The Milky Way, like all large galaxies, is believed to have formed through the build-up of smaller dwarf galaxies in the early years of the Universe. These small galaxies, if they have survived on their own up to the present day, now normally contain many extremely old stars.
Yet NGC 5291N appears to contain no old stars. Detailed observations with the MUSE spectrograph  also found that the outer parts of the galaxy had properties typically associated with the formation of new stars, but what was observed is not predicted by current theoretical models. Astronomers suspect that these unusual aspects may be the result of massive collisions of gas in the region.

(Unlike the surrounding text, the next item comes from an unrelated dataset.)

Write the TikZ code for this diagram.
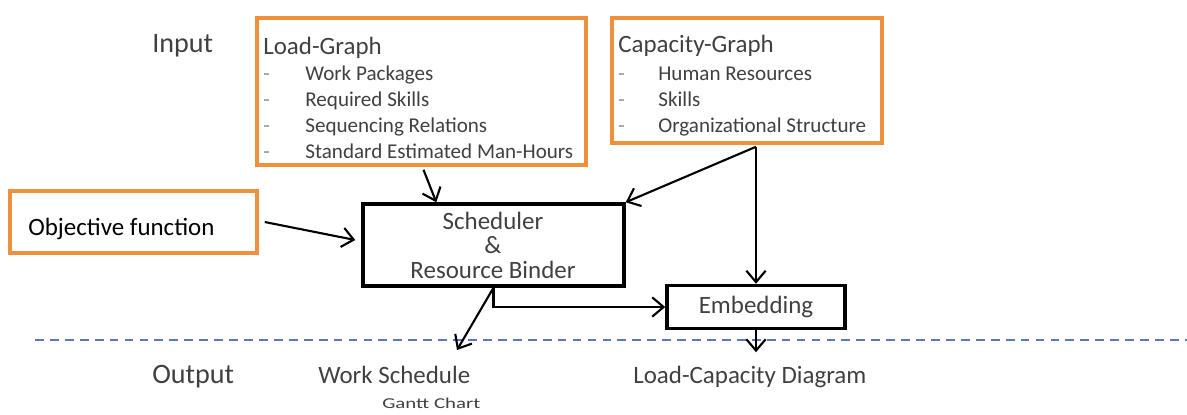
\documentclass[tikz,border=0pt]{standalone}
\usepackage{fontspec}
\setmainfont{Carlito}
\usetikzlibrary{arrows.meta,calc}
\definecolor{txt}{HTML}{404040}
\definecolor{dashg}{HTML}{909090}
\definecolor{orangeb}{HTML}{F0903C}
\definecolor{dashc}{HTML}{5A7AB0}
\tikzset{
  obox/.style={draw=orangeb,line width=2pt,rectangle,inner sep=0pt},
  bbox/.style={draw=black,line width=2pt,rectangle,inner sep=0pt},
  arr/.style={draw=black,line width=1.2pt,-{Straight Barb[length=6.5pt,width=11pt,line width=1.2pt]}},
  lbl/.style={text=txt,inner sep=0pt,anchor=west,text height=0.7em,text depth=0.2em,yshift=-1.8pt},
  big/.style={font=\fontsize{16}{18}\selectfont},
  mid/.style={font=\fontsize{14.2}{16}\selectfont},
  itm/.style={font=\fontsize{12}{14}\selectfont},
  dsh/.style={text=dashg,font=\fontsize{12}{14}\selectfont},
}
\begin{document}
\begin{tikzpicture}[x=0.02cm,y=-0.02cm]
\useasboundingbox (0,0) rectangle (1187,414);
% boxes
\node[obox,minimum width=6.58cm,minimum height=2.94cm] (load) at (421.5,91.5) {};
\node[obox,minimum width=5.4cm,minimum height=2.5cm] (cap) at (747,80.5) {};
\node[obox,minimum width=4.94cm,minimum height=1.24cm] (obj) at (133.5,222) {};
\node[bbox,minimum width=5.22cm,minimum height=1.64cm] (sched) at (493.5,245) {};
\node[bbox,minimum width=3.56cm,minimum height=0.86cm] (embed) at (756,307) {};
% texts
\node[lbl,big] (input) at (152,45) {Input};
\node[lbl,mid] (loadt) at (263,47) {Load-Graph};
\node[lbl,dsh] (ld1) at (263,73) {-};
\node[lbl,dsh] (ld2) at (263,99) {-};
\node[lbl,dsh] (ld3) at (263,125) {-};
\node[lbl,dsh] (ld4) at (263,151) {-};
\node[lbl,itm] (li1) at (305,73) {Work Packages};
\node[lbl,itm] (li2) at (305,99) {Required Skills};
\node[lbl,itm] (li3) at (305,125) {Sequencing Relations};
\node[lbl,itm] (li4) at (305,151) {Standard Estimated Man-Hours};
\node[lbl,mid] (capt) at (618,45) {Capacity-Graph};
\node[lbl,dsh] (cd1) at (618,73) {-};
\node[lbl,dsh] (cd2) at (618,99) {-};
\node[lbl,dsh] (cd3) at (618,125) {-};
\node[lbl,itm] (ci1) at (658,73) {Human Resources};
\node[lbl,itm] (ci2) at (658,99) {Skills};
\node[lbl,itm] (ci3) at (658,125) {Organizational Structure};
\node[lbl,mid,text=black] (objt) at (28,228) {Objective function};
\node[text=txt,inner sep=0pt,mid] (s1) at (493,221) {Scheduler};
\node[text=txt,inner sep=0pt,mid] (s2) at (493,245) {\&};
\node[text=txt,inner sep=0pt,mid] (s3) at (493,270) {Resource Binder};
\node[text=txt,inner sep=0pt,mid] (embt) at (756,307) {Embedding};
\node[lbl,big] (output) at (152,376) {Output};
\node[lbl,mid] (ws) at (318,376) {Work Schedule};
\node[text=txt,inner sep=0pt,anchor=west] (gc) at (382,403) {\resizebox{1.96cm}{0.21cm}{Gantt Chart}};
\node[lbl,mid] (lcd) at (633,376) {Load-Capacity Diagram};
% dashed separator
\coordinate (dl1) at (35,340);
\coordinate (dl2) at (1187,340);
\draw[dashc,line width=0.6pt,dash pattern=on 5pt off 3.5pt] (dl1) -- (dl2);
% connectors
\draw[arr] ($(load.south)+(2,3)$) -- ($(sched.north west)+(75,0)$);
\coordinate (cp) at ($(cap.south)+(9,2)$);
\draw[arr] (cp) -- (sched.north east);
\draw[arr] (cp) -- (cp |- embed.north);
\draw[arr] ($(obj.east)+(6,0)$) -- ($(sched.west)+(-6,-5)$);
\draw[arr] (sched.south) |- (embed.west);
\coordinate (wsin) at (457,350);
\draw[arr] (sched.south) -- (wsin);
\coordinate (lcdin) at ($(embed.south)+(0,22)$);
\draw[arr] (embed.south) -- (lcdin);
\end{tikzpicture}
\end{document}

NGC 5291N doesn't look like a typical dwarf galaxy, but instead it shares a striking number of similarities with the clumpy structures present within many of the star-forming galaxies in the distant Universe. This makes it a unique system in our local Universe and an important laboratory for the study of early gas-rich galaxies, which are normally much too distant to be observed in detail by current telescopes.
This unusual system has previously been observed by a wide range of ground-based facilities, including ESO's 3.6-metre telescope at the La Silla Observatory . However, the capabilities of MUSE, FORS and the Very Large Telescope have only now allowed some of the history and properties of NGC 5291N to be determined.
Future observations, including those by ESO's European Extremely Large Telescope (E-ELT), may allow astronomers to further unravel this dwarf galaxy's remaining mysteries.
 NGC 5291 is currently also interacting more gently with MCG-05-33-005 -- or the Seashell Galaxy -- the unusual comma-shaped galaxy appearing to leech off NGC 5291's luminous core.
 NGC 5291N was observed using integral field spectrography during MUSE's first Science Verification run. Integral field spectrography collects a spectrum at every point on the sky, providing a powerful three-dimensional view of the target. The MUSE observations revealed unexpected oxygen and hydrogen emission lines in the outskirts of NGC 5291N.
 NGC 5291 was studied by astronomers using ESO's 3.6-metre telescope at the La Silla Observatory back in 1978. These observations revealed large amounts of material in the intergalactic space around the galaxy, which we now know to be the star-forming regions and several dwarf galaxies created from the collapse of the galaxy's gaseous ring.